3) additionnellement au point 2, la mise en place d'un système de fermeture (chaînes, portail ou autre obstacle) : cette option, non exigée par la loi ni la jurisprudence, est, néanmoins, actuellement étudiée par les copropriétaires.
A titre extrêmement subsidiaire, le refus d’un seul des copropriétaires étant, suivant la jurisprudence, suffisant pour rejeter la qualification de « voie ouverte à la circulation publique », et en notre qualité de copropriétaires, nous réaffirmons, par la présente, notre opposition à ce que la Cité Vadelaincourt, qui est une impasse, interdite à la circulation automobile depuis de nombreuses années et appartenant à ses riverains, soit considérée comme étant ouverte à la circulation publique.
Dans ces conditions, nous considérons que le recours, en l’espèce à l’article L. 318-3 du Code de l’urbanisme s’apparente à un détournement de procédure, voire à un excès de pouvoir.
Par ailleurs, l’arrêté 2020 BM 1130 méconnaît les stipulations de l'article premier du protocole additionnel à la convention européenne de sauvegarde des droits de l'homme et des libertés fondamentales (« Toute personne physique ou morale a droit au respect de ses biens.

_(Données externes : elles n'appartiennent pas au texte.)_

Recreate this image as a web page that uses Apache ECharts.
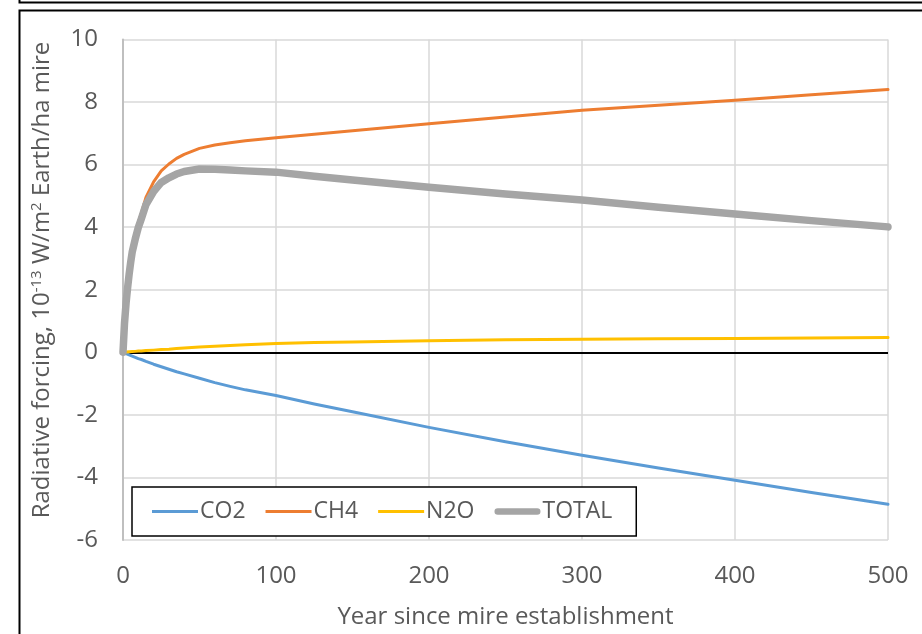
<!DOCTYPE html>
<html>
<head>
<meta charset="utf-8">
<script src="https://cdn.jsdelivr.net/npm/echarts@6/dist/echarts.min.js"></script>
<style>
  html, body { margin: 0; padding: 0; background: #fff; }
  #chart { width: 922px; height: 634px; }
</style>
</head>
<body>
<div id="chart"></div>
<script>
// Years since mire establishment
const years = [0, 1, 2, 3, 4, 5, 6, 8, 10, 12, 15, 20, 25, 30, 35, 40, 50, 60, 70, 80, 100, 125, 150, 200, 250, 300, 350, 400, 450, 500];

// Radiative forcing, 1e-13 W/m2 Earth per ha mire
const co2 = [0, -0.02, -0.04, -0.06, -0.08, -0.1, -0.12, -0.16, -0.2, -0.23, -0.29, -0.38, -0.46, -0.54, -0.62, -0.69, -0.83, -0.97, -1.09, -1.2, -1.38, -1.65, -1.9, -2.4, -2.86, -3.29, -3.7, -4.09, -4.48, -4.86];
const ch4 = [0, 0.95, 1.6, 2.1, 2.55, 2.95, 3.3, 3.75, 4.15, 4.45, 4.95, 5.45, 5.8, 6.02, 6.2, 6.33, 6.52, 6.63, 6.7, 6.76, 6.86, 6.97, 7.08, 7.31, 7.52, 7.74, 7.9, 8.06, 8.23, 8.4];
const n2o = [0, 0.005, 0.01, 0.015, 0.02, 0.02, 0.025, 0.03, 0.04, 0.045, 0.055, 0.07, 0.09, 0.1, 0.12, 0.14, 0.17, 0.19, 0.22, 0.24, 0.28, 0.31, 0.33, 0.37, 0.4, 0.42, 0.435, 0.445, 0.46, 0.47];
const total = [0, 0.94, 1.57, 2.06, 2.49, 2.87, 3.2, 3.62, 3.99, 4.27, 4.72, 5.14, 5.43, 5.58, 5.7, 5.78, 5.86, 5.85, 5.83, 5.8, 5.76, 5.63, 5.51, 5.28, 5.06, 4.87, 4.64, 4.42, 4.21, 4.01];

const seriesNames = ['CO2', 'CH4', 'N2O', 'TOTAL'];
const seriesColors = ['#5B9BD5', '#ED7D31', '#FFC000', '#A5A5A5'];
const seriesWidths = [3, 3, 3, 7.5];

// legend keys: thin bar for the gases, a thick rounded bar for the total
const thinKey = 'path://M0,0L46,0L46,3L0,3Z';
const thickKey = 'path://M3.5,0L45.5,0A3.5,3.5,0,0,1,45.5,7L3.5,7A3.5,3.5,0,0,1,3.5,0Z';

const FONT = 'Open Sans';
const TEXT = '#595959';
const pair = (vals) => years.map((y, i) => [y, vals[i]]);

const chart = echarts.init(document.getElementById('chart'), null, { renderer: 'canvas' });

const series = [co2, ch4, n2o, total].map((vals, i) => ({
  name: seriesNames[i],
  type: 'line',
  data: pair(vals),
  smooth: false,
  symbol: 'none',
  z: 3 + i,
  lineStyle: { color: seriesColors[i], width: seriesWidths[i], cap: 'round', join: 'round' },
  itemStyle: { color: seriesColors[i] }
}));

// black reference line at zero forcing
series[0].markLine = {
  silent: true,
  symbol: 'none',
  label: { show: false },
  lineStyle: { color: '#000', width: 2, type: 'solid' },
  data: [{ yAxis: 0 }],
  z: 2
};

chart.setOption({
  animation: false,
  backgroundColor: '#fff',
  grid: { left: 123, right: 34, top: 39.5, bottom: 90.5, containLabel: false },
  xAxis: {
    type: 'value',
    min: 0, max: 500, interval: 100,
    name: 'Year since mire establishment',
    nameLocation: 'middle',
    nameGap: 65,
    nameTextStyle: { fontFamily: FONT, fontSize: 24, color: TEXT },
    axisLine: { show: false },
    axisTick: { show: false },
    axisLabel: { margin: 24, fontFamily: FONT, fontSize: 24, color: TEXT },
    splitLine: { show: true, lineStyle: { color: '#d9d9d9', width: 1.5 } }
  },
  yAxis: {
    type: 'value',
    min: -6, max: 10, interval: 2,
    axisLine: { show: true, onZero: false, lineStyle: { color: '#bfbfbf', width: 2 } },
    axisTick: { show: false },
    axisLabel: { margin: 25, fontFamily: FONT, fontSize: 24, color: TEXT },
    splitLine: { show: true, lineStyle: { color: '#d9d9d9', width: 1.5 } }
  },
  legend: {
    left: 132, top: 487,
    orient: 'horizontal',
    data: seriesNames.map((n, i) => ({ name: n, icon: i === 3 ? thickKey : thinKey })),
    itemWidth: 46,
    itemHeight: 14,
    itemGap: 20,
    padding: [13, 24, 13, 20],
    backgroundColor: '#fff',
    borderColor: '#000',
    borderWidth: 1.5,
    borderRadius: 0,
    itemStyle: { borderWidth: 0 },
    textStyle: { fontFamily: FONT, fontSize: 23, color: TEXT, padding: [0, 0, 0, -3] }
  },
  graphic: [
    {
      type: 'rect', silent: true, z: 100,
      shape: { x: 19.5, y: -50, width: 1000, height: 52.5 },
      style: { fill: 'none', stroke: '#000', lineWidth: 2 }
    },
    {
      type: 'rect', silent: true, z: 100,
      shape: { x: 19.5, y: 10.5, width: 1000, height: 800 },
      style: { fill: 'none', stroke: '#000', lineWidth: 2 }
    },
    {
      type: 'text', silent: true, z: 100,
      x: 42, y: 280, rotation: Math.PI / 2,
      style: {
        text: 'Radiative forcing, 10{sup|-13} W/m{sup|2} Earth/ha mire',
        fontFamily: FONT, fontSize: 24, fill: TEXT,
        align: 'center', verticalAlign: 'middle',
        rich: {
          sup: { fontFamily: FONT, fontSize: 15, fill: TEXT, verticalAlign: 'top', padding: [0, 0, 10, 0] }
        }
      }
    }
  ],
  series: series
});
</script>
</body>
</html>
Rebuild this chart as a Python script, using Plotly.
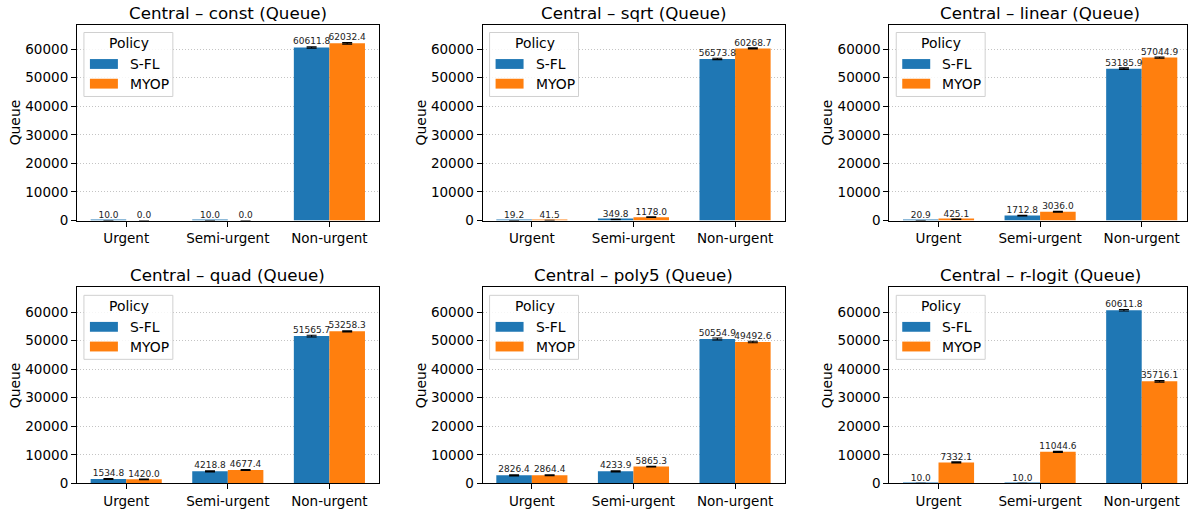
import plotly.graph_objects as go

# ---------------- data ----------------
categories = ["Urgent", "Semi-urgent", "Non-urgent"]
policies = ["S-FL", "MYOP"]
panel_names = ["const", "sqrt", "linear", "quad", "poly5", "r-logit"]

sfl_const = [10.0, 10.0, 60611.8]
myop_const = [0.0, 0.0, 62032.4]
sfl_sqrt = [19.2, 349.8, 56573.8]
myop_sqrt = [41.5, 1178.0, 60268.7]
sfl_linear = [20.9, 1712.8, 53185.9]
myop_linear = [425.1, 3036.0, 57044.9]
sfl_quad = [1534.8, 4218.8, 51565.7]
myop_quad = [1420.0, 4677.4, 53258.3]
sfl_poly5 = [2826.4, 4233.9, 50554.9]
myop_poly5 = [2864.4, 5865.3, 49492.6]
sfl_rlogit = [10.0, 10.0, 60611.8]
myop_rlogit = [7332.1, 11044.6, 35716.1]

# error bar half-lengths (estimated)
sfl_const_err = [0.0, 0.0, 250.0]
myop_const_err = [0.0, 0.0, 250.0]
sfl_sqrt_err = [5.0, 60.0, 250.0]
myop_sqrt_err = [10.0, 120.0, 200.0]
sfl_linear_err = [5.0, 150.0, 250.0]
myop_linear_err = [60.0, 150.0, 200.0]
sfl_quad_err = [150.0, 200.0, 300.0]
myop_quad_err = [100.0, 150.0, 200.0]
sfl_poly5_err = [200.0, 200.0, 350.0]
myop_poly5_err = [150.0, 150.0, 250.0]
sfl_rlogit_err = [0.0, 0.0, 250.0]
myop_rlogit_err = [200.0, 200.0, 250.0]

sfl_values = [sfl_const, sfl_sqrt, sfl_linear, sfl_quad, sfl_poly5, sfl_rlogit]
myop_values = [myop_const, myop_sqrt, myop_linear, myop_quad, myop_poly5, myop_rlogit]
sfl_errors = [sfl_const_err, sfl_sqrt_err, sfl_linear_err, sfl_quad_err, sfl_poly5_err, sfl_rlogit_err]
myop_errors = [myop_const_err, myop_sqrt_err, myop_linear_err, myop_quad_err, myop_poly5_err, myop_rlogit_err]

y_ticks = [0, 10000, 20000, 30000, 40000, 50000, 60000]

# ---------------- style / layout ----------------
FONT = "DejaVu Sans"
COLORS = ["#1f77b4", "#ff7f0e"]
BAR_W = 0.35
W, H = 1188, 514

# panel pixel boxes in screen pixels (left, right, top, bottom)
px_cols = [(77, 379), (483, 786), (890, 1188)]
px_rows = [(25, 224), (292, 491)]
PX_PER_UNIT = 302 / 2.97
Y_MAX = 68600

fig = go.Figure()
shapes = []
annotations = []

for k in range(6):
    r, c = divmod(k, 3)
    n = k + 1
    sfx = "" if n == 1 else str(n)
    xa, ya = "x" + sfx, "y" + sfx
    left, right = px_cols[c]
    top, bottom = px_rows[r]
    pw, ph = right - left, bottom - top

    xpos = list(range(len(categories)))
    series = [(sfl_values[k], sfl_errors[k]), (myop_values[k], myop_errors[k])]
    for j, (vals, errs) in enumerate(series):
        off = (-0.5 + j) * BAR_W
        xs = [x + off for x in xpos]
        fig.add_trace(go.Bar(
            x=xs, y=vals, width=BAR_W, name=policies[j],
            marker=dict(color=COLORS[j], line=dict(width=0)),
            error_y=dict(type="data", array=errs, visible=True,
                         color="black", thickness=1.1, width=5),
            showlegend=False, xaxis=xa, yaxis=ya,
        ))
        fig.add_trace(go.Scatter(
            x=xs, y=[v + e for v, e in zip(vals, errs)], mode="text",
            text=[f"{v:.1f}" for v in vals], textposition="top center",
            textfont=dict(family=FONT, size=9, color="#222222"),
            showlegend=False, hoverinfo="skip", xaxis=xa, yaxis=ya,
        ))

    xrange_max = -0.485 + pw / PX_PER_UNIT
    axis_common = dict(
        showline=True, linecolor="black", linewidth=1, mirror=True,
        ticks="outside", ticklen=5, tickwidth=1, tickcolor="black",
        tickfont=dict(family=FONT, size=13.5, color="black"),
        zeroline=False,
    )
    fig.update_layout(**{
        ("xaxis" + sfx): dict(
            domain=[left / W, min(right / W, 1.0)], anchor=ya,
            range=[-0.485, xrange_max], tickvals=xpos, ticktext=categories,
            showgrid=False, **axis_common),
        ("yaxis" + sfx): dict(
            domain=[1 - bottom / H, 1 - top / H], anchor=xa,
            range=[0, Y_MAX], tickvals=y_ticks, tickformat="d",
            showgrid=True, gridcolor="#c4c4c4", griddash="1px,2px", gridwidth=0.8,
            title=dict(text="Queue", font=dict(family=FONT, size=13.9, color="black"),
                       standoff=1),
            **axis_common),
    })

    xd = xa + " domain"
    yd = ya + " domain"

    def fx(p):
        return p / pw

    def fy(p):
        return 1 - p / ph

    # title
    annotations.append(dict(
        text=f"Central – {panel_names[k]} (Queue)", xref=xd, yref=yd,
        x=0.5 if c < 2 else fx(151), y=1, xanchor="center", yanchor="bottom", yshift=0,
        showarrow=False, font=dict(family=FONT, size=16.7, color="black"),
    ))
    # legend box
    shapes.append(dict(type="rect", xref=xd, yref=yd,
                       x0=fx(7), x1=fx(96), y0=fy(73), y1=fy(8),
                       line=dict(color="#d0d0d0", width=1),
                       fillcolor="rgba(255,255,255,0.85)", layer="above"))
    annotations.append(dict(text="Policy", xref=xd, yref=yd, x=fx(52), y=fy(19),
                            xanchor="center", yanchor="middle", showarrow=False,
                            font=dict(family=FONT, size=13.9, color="black")))
    for j, name in enumerate(policies):
        ytop = 35 + 20 * j
        shapes.append(dict(type="rect", xref=xd, yref=yd,
                           x0=fx(13), x1=fx(41), y0=fy(ytop + 10), y1=fy(ytop),
                           line=dict(width=0), fillcolor=COLORS[j], layer="above"))
        annotations.append(dict(text=name, xref=xd, yref=yd, x=fx(51), y=fy(ytop + 5),
                                xanchor="left", yanchor="middle", showarrow=False,
                                font=dict(family=FONT, size=13.9, color="black")))

fig.update_layout(
    width=W, height=H,
    margin=dict(l=0, r=0, t=0, b=0),
    paper_bgcolor="white", plot_bgcolor="white",
    barmode="overlay",
    font=dict(family=FONT, color="black"),
    shapes=shapes, annotations=annotations,
    showlegend=False,
)

fig.write_html("out.html", config={"displayModeBar": False},
               post_script="document.body.style.margin='0px';")
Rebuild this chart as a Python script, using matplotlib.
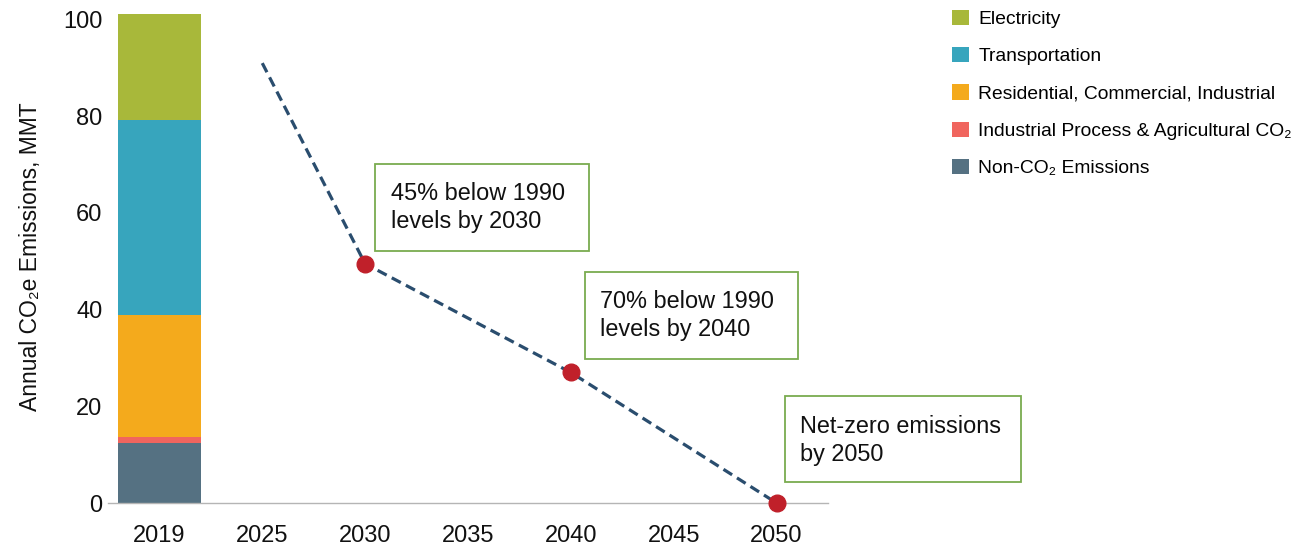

Nul ne peut être privé de sa propriété que pour cause d'utilité publique et dans les conditions prévues par la loi et les principes généraux du droit international. ») en ce qu’il ne démontre en aucune manière l’ « utilité publique » du projet de Bordeaux Métropole et, partant, de la procédure engagée.
Ainsi, sur le fond, l’intérêt d’un percement entre la Cité Vadelaincourt et la rue Babin (premier considérant de l’Arrêté en cause) n’est, à aucun moment, démontré. La rue Quintin, à quelques mètres, remplit parfaitement le rôle de voie principale entre le cours Galliéni et Charles-Perrens ; dans l’autre sens, la rue El-Alamein en fait de même. De plus, aucune étude d’impact sur les bénéfices et dommages éventuels pour la circulation et les riverains n’est fournie dans le cadre de la présente procédure.
En outre, ce projet est frontalement contraire à la volonté politique affichée tant par la Mairie de Bordeaux que par Bordeaux Métropole de limiter la place, l’impact et les nuisances de la circulation automobile en milieu urbain, au profit d’une politique environnementale plus respectueuse du cadre de vie et favorisant les mobilités douces. En cas de versement au domaine public et de percement, les nuisances dues à la circulation et au stationnement anarchique seraient irréparables, non seulement pour les riverains mais aussi pour la volonté municipale et métropolitaine affichée de s’inscrire dans le cadre d’un développement durable et éco-responsable.
Au total, et au lieu de s’enferrer dans une procédure illégale, illégitime et infondée, Bordeaux Métropole gagnerait à soutenir les copropriétaires-riverains dans leur volonté commune de préserver et de valoriser leur cadre de vie, en faisant émerger un projet collaboratif, citoyen et véritablement écologique pour la Cité Vadelaincourt.
Dans cette attente, nous vous prions de croire, Monsieur le Président, Monsieur le Commissaire-enquêteur, en l’expression de notre meilleure considération.